Friday, November 27, 2009

A Most Wrenching Piece of Music

While I was climbing my way up the higher-learning stairs, I stumbled upon the fact that I might not be able to graduate. Thus, like any other students, I panicked. Ran around like a lunatic with no friend to turn to except for my computer. There I began to nurture my writing skills. I found release in them, by re-interpreting the incidences in my student life to within my stories, and making them disappear by solving even the most difficult dilemmas. But in real life, it was not so.


I continued to scrounge around for relief, or maybe something that might help ease my impending doom. I discovered Samuel Barber's Adagio for Strings. 





I decided to play it when my roomies were gone and I was all alone in my room. For one, they would not understand. Luckily that suitable day came, and I was free to play it as loud as I could. 


When it began, I could not hear it at all. It seemed to materialise out of the air, and began to arch upward, reaching toward something, only to pushed back by another invisible force. It was less struggling and more like trying to stand up inside a quicksand that slowly sucks one in. But then all throughout the piece, one continually tries to stand up, pushing gently upward, with that invisible force still pushing in the opposite direction. 

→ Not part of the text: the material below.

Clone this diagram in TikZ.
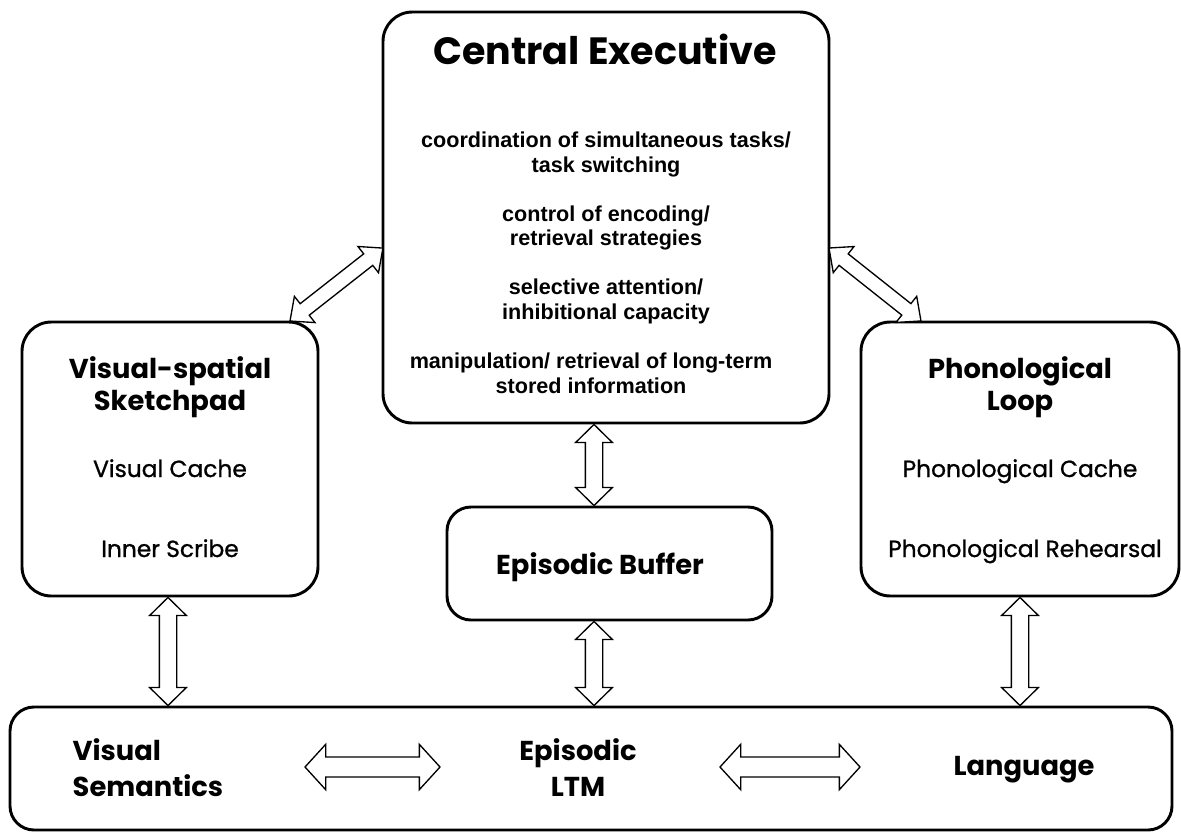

When the strings finally rally around that invisible force, the resulting sound was almost shocking, weeping and angry at the same time, like someone saying "Here! Take it! Isn't this what you've wanted all this time!?" Said with tears, anger and force, the words simply fell flat on emptiness. We are left on a musical limbo, before the struggle began again, but with less force, as if the music finally relented to that invisible force. It even died away to a whisper.


But what a whisper. 


P/S: It was fortunate that I was alone listening to this - I cried buckets. And no - I made it through, I graduated.